WHAT THIS TASK INVOLVES – Leave out the pictures, then reproduce the rest of the material exactly.

SOURCE MATERIAL –

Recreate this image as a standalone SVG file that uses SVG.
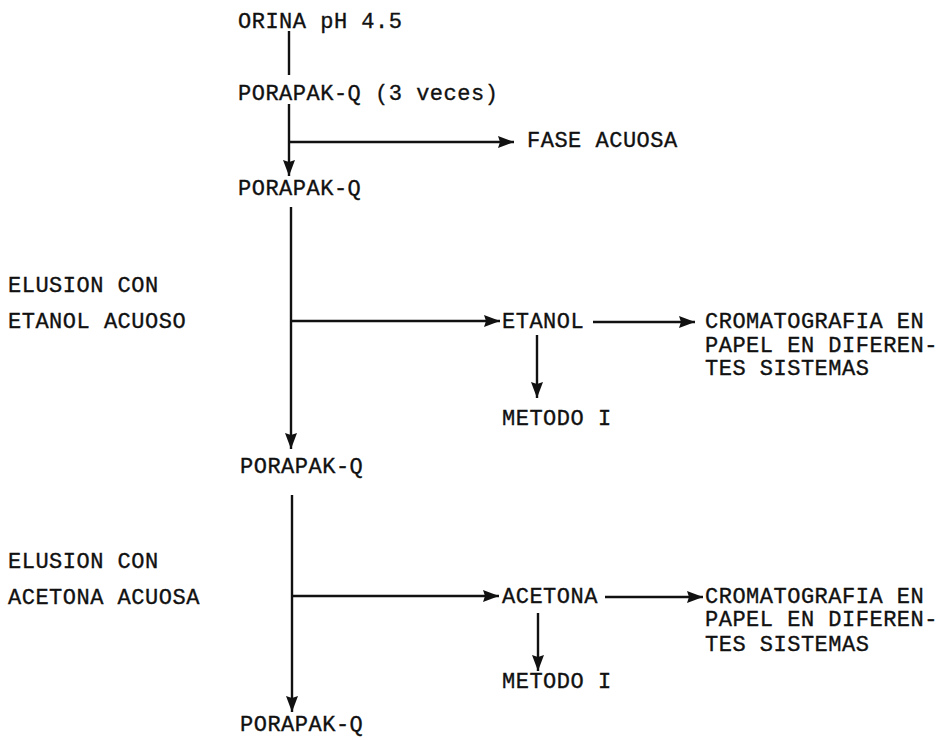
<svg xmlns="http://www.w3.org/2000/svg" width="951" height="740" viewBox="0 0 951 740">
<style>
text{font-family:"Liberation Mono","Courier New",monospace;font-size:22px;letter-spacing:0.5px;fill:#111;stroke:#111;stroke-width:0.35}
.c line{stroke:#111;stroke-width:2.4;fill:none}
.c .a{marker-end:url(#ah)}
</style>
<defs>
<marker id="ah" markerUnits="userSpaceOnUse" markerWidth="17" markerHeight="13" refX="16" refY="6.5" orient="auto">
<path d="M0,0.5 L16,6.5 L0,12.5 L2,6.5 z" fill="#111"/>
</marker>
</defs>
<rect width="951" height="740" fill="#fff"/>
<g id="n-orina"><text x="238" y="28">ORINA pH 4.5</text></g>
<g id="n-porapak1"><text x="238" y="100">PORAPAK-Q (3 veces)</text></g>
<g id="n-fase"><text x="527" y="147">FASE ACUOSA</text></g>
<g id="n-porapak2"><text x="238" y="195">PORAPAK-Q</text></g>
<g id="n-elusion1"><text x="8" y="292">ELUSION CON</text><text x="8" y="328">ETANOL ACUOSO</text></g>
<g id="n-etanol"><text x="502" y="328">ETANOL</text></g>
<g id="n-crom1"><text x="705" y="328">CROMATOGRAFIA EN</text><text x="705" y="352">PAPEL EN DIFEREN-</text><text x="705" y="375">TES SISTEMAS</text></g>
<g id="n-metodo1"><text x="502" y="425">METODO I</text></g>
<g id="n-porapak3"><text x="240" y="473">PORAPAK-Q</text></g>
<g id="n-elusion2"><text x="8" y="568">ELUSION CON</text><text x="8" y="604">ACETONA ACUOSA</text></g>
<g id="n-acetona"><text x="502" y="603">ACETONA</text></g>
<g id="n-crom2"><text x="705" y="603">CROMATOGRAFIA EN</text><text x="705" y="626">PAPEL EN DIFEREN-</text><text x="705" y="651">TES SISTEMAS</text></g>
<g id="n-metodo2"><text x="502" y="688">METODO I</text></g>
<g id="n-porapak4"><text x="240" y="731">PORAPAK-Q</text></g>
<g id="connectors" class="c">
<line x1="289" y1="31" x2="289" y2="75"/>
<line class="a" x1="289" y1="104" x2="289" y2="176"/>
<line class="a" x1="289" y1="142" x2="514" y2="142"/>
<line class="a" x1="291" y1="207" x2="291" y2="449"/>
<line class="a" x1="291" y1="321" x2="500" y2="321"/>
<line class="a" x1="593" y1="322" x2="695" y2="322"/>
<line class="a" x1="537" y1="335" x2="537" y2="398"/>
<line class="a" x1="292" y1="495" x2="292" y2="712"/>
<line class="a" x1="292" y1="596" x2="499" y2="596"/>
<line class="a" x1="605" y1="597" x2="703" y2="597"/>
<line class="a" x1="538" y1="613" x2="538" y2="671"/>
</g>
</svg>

THE OUTPUT –
Recreate this image as a standalone SVG file that uses SVG.
<svg xmlns="http://www.w3.org/2000/svg" width="951" height="740" viewBox="0 0 951 740">
<style>
text{font-family:"Liberation Mono","Courier New",monospace;font-size:22px;letter-spacing:0.5px;fill:#111;stroke:#111;stroke-width:0.35}
.c line{stroke:#111;stroke-width:2.4;fill:none}
.c .a{marker-end:url(#ah)}
</style>
<defs>
<marker id="ah" markerUnits="userSpaceOnUse" markerWidth="17" markerHeight="13" refX="16" refY="6.5" orient="auto">
<path d="M0,0.5 L16,6.5 L0,12.5 L2,6.5 z" fill="#111"/>
</marker>
</defs>
<rect width="951" height="740" fill="#fff"/>
<g id="n-orina"><text x="238" y="28">ORINA pH 4.5</text></g>
<g id="n-porapak1"><text x="238" y="100">PORAPAK-Q (3 veces)</text></g>
<g id="n-fase"><text x="527" y="147">FASE ACUOSA</text></g>
<g id="n-porapak2"><text x="238" y="195">PORAPAK-Q</text></g>
<g id="n-elusion1"><text x="8" y="292">ELUSION CON</text><text x="8" y="328">ETANOL ACUOSO</text></g>
<g id="n-etanol"><text x="502" y="328">ETANOL</text></g>
<g id="n-crom1"><text x="705" y="328">CROMATOGRAFIA EN</text><text x="705" y="352">PAPEL EN DIFEREN-</text><text x="705" y="375">TES SISTEMAS</text></g>
<g id="n-metodo1"><text x="502" y="425">METODO I</text></g>
<g id="n-porapak3"><text x="240" y="473">PORAPAK-Q</text></g>
<g id="n-elusion2"><text x="8" y="568">ELUSION CON</text><text x="8" y="604">ACETONA ACUOSA</text></g>
<g id="n-acetona"><text x="502" y="603">ACETONA</text></g>
<g id="n-crom2"><text x="705" y="603">CROMATOGRAFIA EN</text><text x="705" y="626">PAPEL EN DIFEREN-</text><text x="705" y="651">TES SISTEMAS</text></g>
<g id="n-metodo2"><text x="502" y="688">METODO I</text></g>
<g id="n-porapak4"><text x="240" y="731">PORAPAK-Q</text></g>
<g id="connectors" class="c">
<line x1="289" y1="31" x2="289" y2="75"/>
<line class="a" x1="289" y1="104" x2="289" y2="176"/>
<line class="a" x1="289" y1="142" x2="514" y2="142"/>
<line class="a" x1="291" y1="207" x2="291" y2="449"/>
<line class="a" x1="291" y1="321" x2="500" y2="321"/>
<line class="a" x1="593" y1="322" x2="695" y2="322"/>
<line class="a" x1="537" y1="335" x2="537" y2="398"/>
<line class="a" x1="292" y1="495" x2="292" y2="712"/>
<line class="a" x1="292" y1="596" x2="499" y2="596"/>
<line class="a" x1="605" y1="597" x2="703" y2="597"/>
<line class="a" x1="538" y1="613" x2="538" y2="671"/>
</g>
</svg>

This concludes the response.